Canned fish salads. Yes, you heard that right

“Canned fish salad” is not a very salivating phrase, but bear with it. This is a high-quality fish with vegetables, herbs and spices, and if you pair a tin of it with a crusty roll, you’ll have a perfectly good meal. Sardines have been getting trendier, and the kits come with a spoon and crackers.

This company called Fresh has four flavours of tinned tuna salad, all packed full of veggies in an attractively designed can. Its fish salads are made in Portugal, which is where some of the best tinned seafood in the world originates.

Spicy drinking vinegars

Maybe you haven’t yet realised that drinking vinegar is A Thing or even why drinking vinegar is A Thing.

Drinking a small daily quantity of straight-up apple cider vinegar became trendy in the past three years because foodie health blogs promoted it as a detoxifying weight-loss cure-all. The science on that is pretty murky, but plenty of brands have jumped into the market. Plain apple cider vinegar is, for most people, unpleasant to drink - throat burn! - so many versions of the drink sweeten it with maple syrup or juice to make it more palatable - such as a blueberry hibiscus version of the drink, or a sparkling fruit soda.

There’s more. Fire Brew, based in Portland, Oregon, has a line of “health tonics.” Fire Cider has an extra-spicy take on the drink. A little goes a long way.

Chocolate ghee, anyone?

Ghee, or clarified butter, is another staple of Indian cooking, but it’s been having a moment of late - thanks, in part, to its purported health benefits, and also because the fat is promoted for adherents of the paleo and ketogenic diets. Plain ghee is versatile, but now, special flavoured ghees are popping up. Garlic and vanilla maple chai flavoured ghee anyone?

There’s also the ghee-nut butters. A line of chocolate ghee spreads. Turmeric and garlic ghee, as well as a ghee that contains medium chain triglyceride oil that is intended to be stirred into coffee (it’s a paleo thing).

Quinoa and quirk

It’s not just in salads. It’s in your breakfast, your chocolate, your mac and cheese. You cannot escape quinoa. Do not resist. Have it for breakfast as instant quinoa cereal. One company is also putting quinoa in mac and cheese, er, “maq and cheese.” Then there are the quinoa trail mix-inspired bars. Quinoa pairs with agave and sesame, crispy quinoa-filled versions of M&Ms and Reese’s peanut butter cups and chocolate-covered quinoa snacks.

Moringa goes mainstream

Mankind’s quest to discover new superfoods continues apace. Next up: moringa, an ancient plant that has long been used in Asia and Africa for its reputed health benefits. According to Healthline, it is rich in nutrients and antioxidants, and it may reduce inflammation. So it’s no surprise that it’s popping up in products. Powdered moringa smoothie mix, energy shots and moringa superfood bars, with a half-cup of greens in each bar. A new organic roasted moringa mint tea.

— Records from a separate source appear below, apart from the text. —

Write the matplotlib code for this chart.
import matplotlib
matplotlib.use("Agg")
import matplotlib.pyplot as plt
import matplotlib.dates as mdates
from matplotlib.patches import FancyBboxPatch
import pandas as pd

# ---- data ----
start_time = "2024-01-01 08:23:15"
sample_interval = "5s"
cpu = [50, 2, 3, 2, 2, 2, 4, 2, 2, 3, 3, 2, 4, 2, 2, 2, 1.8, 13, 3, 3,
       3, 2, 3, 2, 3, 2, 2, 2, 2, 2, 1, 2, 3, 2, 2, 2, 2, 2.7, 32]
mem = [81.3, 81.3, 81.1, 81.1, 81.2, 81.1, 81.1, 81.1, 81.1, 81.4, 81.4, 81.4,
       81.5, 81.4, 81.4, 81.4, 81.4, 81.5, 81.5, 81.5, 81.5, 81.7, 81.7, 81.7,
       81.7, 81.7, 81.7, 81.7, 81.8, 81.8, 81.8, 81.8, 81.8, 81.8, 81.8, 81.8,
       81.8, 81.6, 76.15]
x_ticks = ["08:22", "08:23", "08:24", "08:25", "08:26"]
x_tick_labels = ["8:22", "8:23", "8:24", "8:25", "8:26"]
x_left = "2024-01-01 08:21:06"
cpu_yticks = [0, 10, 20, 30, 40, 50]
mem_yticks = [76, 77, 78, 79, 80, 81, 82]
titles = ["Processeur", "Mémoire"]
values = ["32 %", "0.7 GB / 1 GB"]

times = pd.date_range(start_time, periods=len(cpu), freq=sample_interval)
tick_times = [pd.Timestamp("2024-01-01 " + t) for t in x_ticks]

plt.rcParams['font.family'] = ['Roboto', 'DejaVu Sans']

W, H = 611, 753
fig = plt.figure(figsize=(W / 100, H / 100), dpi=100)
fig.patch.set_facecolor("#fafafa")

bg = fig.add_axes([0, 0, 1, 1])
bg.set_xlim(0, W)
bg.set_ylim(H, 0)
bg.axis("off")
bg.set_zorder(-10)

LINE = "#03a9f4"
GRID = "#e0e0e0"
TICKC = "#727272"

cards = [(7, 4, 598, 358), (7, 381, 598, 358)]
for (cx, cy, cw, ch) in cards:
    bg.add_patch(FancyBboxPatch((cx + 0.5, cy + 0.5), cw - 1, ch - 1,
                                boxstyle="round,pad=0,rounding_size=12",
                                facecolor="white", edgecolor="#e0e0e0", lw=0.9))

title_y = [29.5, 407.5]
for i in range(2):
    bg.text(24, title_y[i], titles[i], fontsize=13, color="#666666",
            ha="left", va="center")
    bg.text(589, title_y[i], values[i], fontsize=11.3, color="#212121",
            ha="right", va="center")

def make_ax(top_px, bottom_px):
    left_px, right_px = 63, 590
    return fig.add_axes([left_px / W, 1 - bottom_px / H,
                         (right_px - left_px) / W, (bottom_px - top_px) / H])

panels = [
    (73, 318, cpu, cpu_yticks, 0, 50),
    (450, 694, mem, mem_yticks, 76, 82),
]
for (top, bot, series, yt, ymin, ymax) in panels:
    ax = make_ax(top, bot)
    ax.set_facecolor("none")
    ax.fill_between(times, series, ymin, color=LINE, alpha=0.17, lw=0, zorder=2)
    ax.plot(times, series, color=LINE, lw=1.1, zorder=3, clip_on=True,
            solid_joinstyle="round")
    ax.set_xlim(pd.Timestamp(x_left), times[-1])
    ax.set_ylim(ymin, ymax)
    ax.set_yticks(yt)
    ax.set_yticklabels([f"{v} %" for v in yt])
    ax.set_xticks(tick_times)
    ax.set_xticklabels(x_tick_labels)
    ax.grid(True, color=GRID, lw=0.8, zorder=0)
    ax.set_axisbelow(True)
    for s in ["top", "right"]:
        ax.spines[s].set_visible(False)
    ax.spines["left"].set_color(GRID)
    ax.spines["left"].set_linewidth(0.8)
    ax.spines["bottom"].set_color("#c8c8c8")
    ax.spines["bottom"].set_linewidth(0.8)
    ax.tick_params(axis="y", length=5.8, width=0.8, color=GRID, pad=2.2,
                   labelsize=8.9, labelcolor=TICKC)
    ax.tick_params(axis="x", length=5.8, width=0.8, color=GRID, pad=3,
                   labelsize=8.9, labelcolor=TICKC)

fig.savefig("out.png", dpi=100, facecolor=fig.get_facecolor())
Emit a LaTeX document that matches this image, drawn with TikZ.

If you would rather crunch your moringa like cheese puffs, there are even snackable puffed moringa bites.

Cauliflower gets convenient

Cooking with this trendy brassica has never been easier, thanks to new convenience products that go beyond your basic cauliflower rice.

Caulipower has a cauliflower-based baking mix, in regular and paleo-friendly, cauliflower flour, cauliflower cups intended to be a quick convenience meal in three globally inspired flavours. Cauliflower fried rice in the frozen aisle.

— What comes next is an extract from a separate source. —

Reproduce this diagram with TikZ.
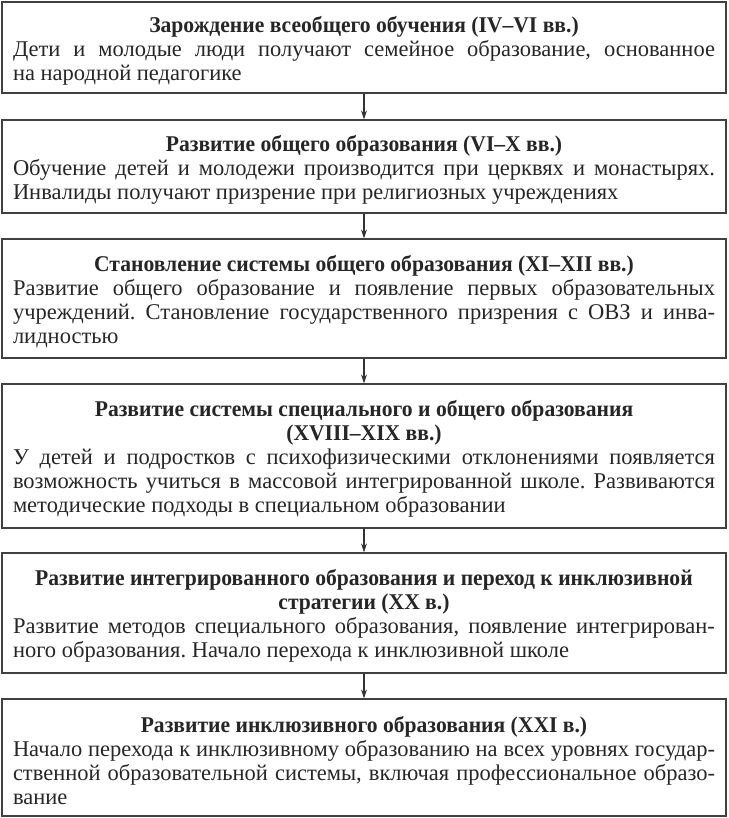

And there’s cauliflower in chocolate ice cream - yes, ice cream. Don’t worry, it tastes like chocolate ice cream.

Cucumber is cool

Sometimes flavours go in or out of fashion for reasons that are hard to explain. Why was watermelon so big last year? Why is cucumber suddenly everywhere this year?

Anyway, you’ll be drinking a lot of cucumber soon, especially in sparkling beverages: Cucumber-and-mint lemonade, and cucumber mint sparkling water. Cucumber jalapeno juice, and cucumber syrup.

A new jalapeno-kiwi-cucumber kombucha, and cans of cucumber soda. You could try cucumber mint agua fresca, or probiotic water in cucumber melon. Pretend you are in a spa. That’s where people drink cucumber.

Water weirdness

You’re still drinking coconut water? What is this, 2015? Birch water is so last year. Don’t even talk about aloe water. We obviously need new waters, so let’s dive right in: There’s Bee’s Water, a honey-sweetened water that is “full of natural energy.” Then there’s Sap on Tap, a maple water whose motto goes for the jugular: “Out with coconut water. In with maple tree water.”

The aforementioned GoLive is a “live probiotic water,” and it’s interactive: Press a compartment on the cap and release the live probiotics into the water, shake it and enjoy your ensuing gut health.

But wait, here comes the mic drop of waters: organic water.

Do you even know what you’ve been missing? A company named Asarasi makes sparkling water that is harvested as a byproduct from maple sap, and because it is filtered through the tree, it has achieved USDA organic certification, something that regular water does not have (water is an inorganic compound). It tastes like sparkling water.